The Struggle Continues
The struggle for democracy is as relevant today as it was during Lawrence’s life. Artists Derrick Adams (b. 1970), Bethany Collins (b. 1983), and Hank Willis Thomas (b. 1976) add their contemporary perspectives to the exhibition through the presentation of recent work.

Derrick Adams’ video, Saints March (2017), pays homage to past and present cultural influencers of New Orleans, capturing the footwork of local dancers who use Decatur Street as their stage. As Lawrence did in the Struggle series, Adams plays with vantage points, zooming in and out to create portals that energize and transport us to see the past, present, and future anew through the motions of others. For his mixed media installation, Jacob’s Ladder (2019), Adams imagines Lawrence’s studio as a quiet self-reflection space by using materials from Lawrence’s personal archive, such as the artist’s photographs and armchair. Referencing the biblical story, a ladder ascends directly from the chair to Adams’ original portrait of the elder artist. This homage to the transportive power of Lawrence represents, to Adams, “the continuous progression of Lawrence’s life journey and the most magnificent manner in which he expressed his ideas and vision.”

Between the 18th and 20th centuries, American songwriters rewrote the lyrics to the melody of “My Country 'Tis of Thee” (also called “America”) in support of varying American causes, including revolution, temperance, suffrage, abolition, Native sovereignty, and slavery. Bethany Collins’ America: A Hymnal (2017) is a laser cut special edition artist book that unifies 100 versions of the song to show how words and meanings change over time. As the laser cut pages of this book are turned, the work is gradually destroyed. An a cappella recording of the hymns being sung accompanies this installation.
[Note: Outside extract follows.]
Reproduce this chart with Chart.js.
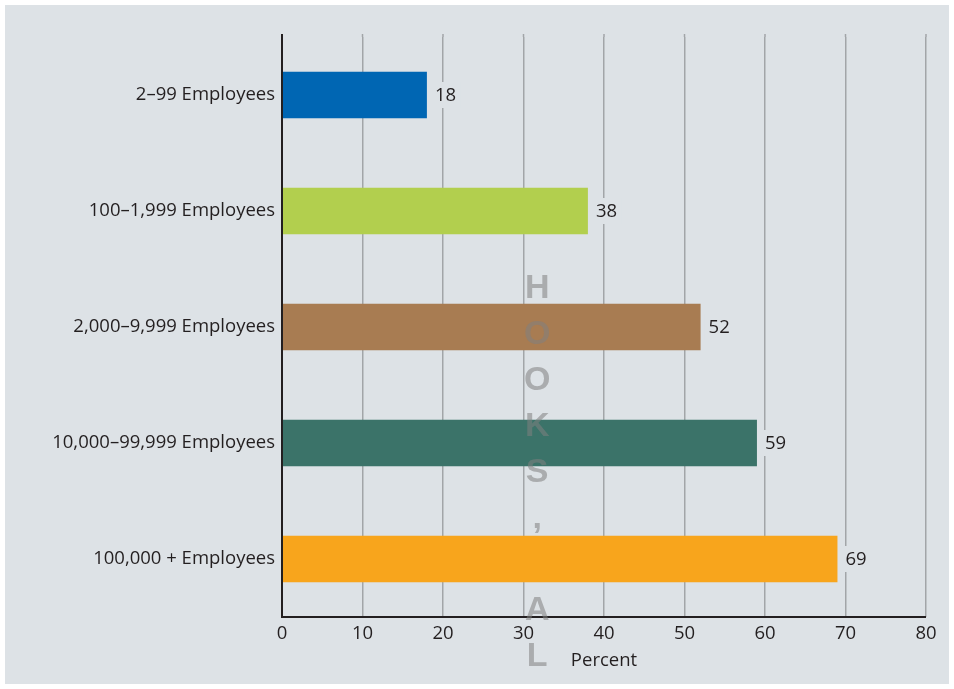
<!DOCTYPE html>
<html><head><meta charset="utf-8">
<script src="https://cdn.jsdelivr.net/npm/chart.js@4"></script>
<style>html,body{margin:0;padding:0;background:#fff}#wrap{width:954px;height:689px;position:relative}</style>
</head><body><div id="wrap"><canvas id="c"></canvas></div>
<script>
const categories = ['2–99 Employees','100–1,999 Employees','2,000–9,999 Employees','10,000–99,999 Employees','100,000 + Employees'];
const values = [18, 38, 52, 59, 69];
const barColors = ['#0066b3','#b2cf4e','#a87c52','#3b7369','#f8a51c'];
const xTicks = [0,10,20,30,40,50,60,70,80];
const axisTitle = 'Percent';
const watermark = ['H','O','O','K','S',',',' ','A','L'];

const FONT = "'Open Sans', sans-serif";
const FS = 18.5;
const TEXT = '#231f20';
const BG = '#dde2e6';
const GRID = '#a2a5a8';

const bgPlugin = {
  id: 'bg',
  beforeDraw(chart) {
    const ctx = chart.ctx;
    ctx.save();
    ctx.fillStyle = '#ffffff';
    ctx.fillRect(0, 0, chart.width, chart.height);
    ctx.fillStyle = BG;
    ctx.fillRect(5, 5, chart.width - 10, chart.height - 10);
    ctx.restore();
  },
  beforeDatasetsDraw(chart) {
    const ctx = chart.ctx, a = chart.chartArea, xs = chart.scales.x;
    ctx.save();
    ctx.strokeStyle = GRID; ctx.lineWidth = 1.5;
    xTicks.forEach(v => {
      if (v === 0) return;
      const px = xs.getPixelForValue(v);
      ctx.beginPath(); ctx.moveTo(px, a.top - 3); ctx.lineTo(px, a.top); ctx.stroke();
    });
    ctx.restore();
  },
  afterDatasetsDraw(chart) {
    const ctx = chart.ctx, a = chart.chartArea;
    ctx.save();
    ctx.strokeStyle = TEXT; ctx.lineWidth = 2;
    ctx.beginPath();
    ctx.moveTo(a.left, a.top - 3); ctx.lineTo(a.left, a.bottom);
    ctx.lineTo(a.right, a.bottom);
    ctx.stroke();
    const meta = chart.getDatasetMeta(0);
    ctx.font = FS + 'px ' + FONT;
    ctx.textBaseline = 'middle'; ctx.textAlign = 'left';
    meta.data.forEach((el, i) => {
      const t = String(values[i]);
      const w = ctx.measureText(t).width;
      const x = el.x + 8, y = el.y;
      ctx.fillStyle = BG;
      ctx.fillRect(x - 4, y - 13, w + 8, 26);
      ctx.fillStyle = TEXT;
      ctx.fillText(t, x, y + 1);
    });
    const xs = chart.scales.x;
    const wx = xs.getPixelForValue(31.7);
    ctx.font = "bold 34px 'Liberation Sans', Arial, sans-serif";
    ctx.textAlign = 'center';
    ctx.fillStyle = 'rgba(128,128,128,0.55)';
    watermark.forEach((ch, i) => {
      ctx.fillText(ch, wx, a.top + 252 + i * 46);
    });
    ctx.restore();
  }
};

new Chart(document.getElementById('c'), {
  type: 'bar',
  data: {
    labels: categories,
    datasets: [{
      data: values,
      backgroundColor: barColors,
      borderWidth: 0,
      barPercentage: 0.4,
      categoryPercentage: 1.0
    }]
  },
  options: {
    indexAxis: 'y',
    responsive: true,
    maintainAspectRatio: false,
    animation: false,
    devicePixelRatio: 1,
    layout: { padding: { left: 0, right: 28, top: 37, bottom: 0 } },
    plugins: { legend: { display: false }, tooltip: { enabled: false } },
    scales: {
      x: {
        type: 'linear', min: 0, max: 80,
        afterFit(s) { s.height = 72; },
        afterBuildTicks(s) { s.ticks = xTicks.map(v => ({ value: v })); },
        grid: { color: GRID, lineWidth: 1.5, drawTicks: false },
        border: { display: false },
        ticks: { color: TEXT, font: { family: FONT, size: FS }, padding: 6 },
        title: { display: true, text: axisTitle, color: TEXT, font: { family: FONT, size: FS }, padding: { top: 0, bottom: 17 } }
      },
      y: {
        afterFit(s) { s.width = 282; },
        grid: { display: false, drawTicks: false },
        border: { display: false },
        ticks: { color: TEXT, font: { family: FONT, size: FS }, padding: 7 }
      }
    }
  },
  plugins: [bgPlugin]
});
</script></body></html>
Hank Willis Thomas excerpts images from the vast visual archive of history and reproduces them in new ways. By combining historical research with technological processes, he pushes the boundaries of photography. Visitors can shine a flashlight (or the flash on their cell phone camera) on Turbulence (2018) and My Father Died for this Country Too / I Am an American (2017), to illuminate images that are “hidden” beneath the surface, such as a protester resisting arrest in Alabama and a demonstration at a “whites-only” beach in Florida. For Rich Black Specimen #460 (2017) Thomas used archival “runaway slave” advertisements to create a dynamic, larger-than-life three-dimensional version that injects personhood into the otherwise cruelly anonymous form.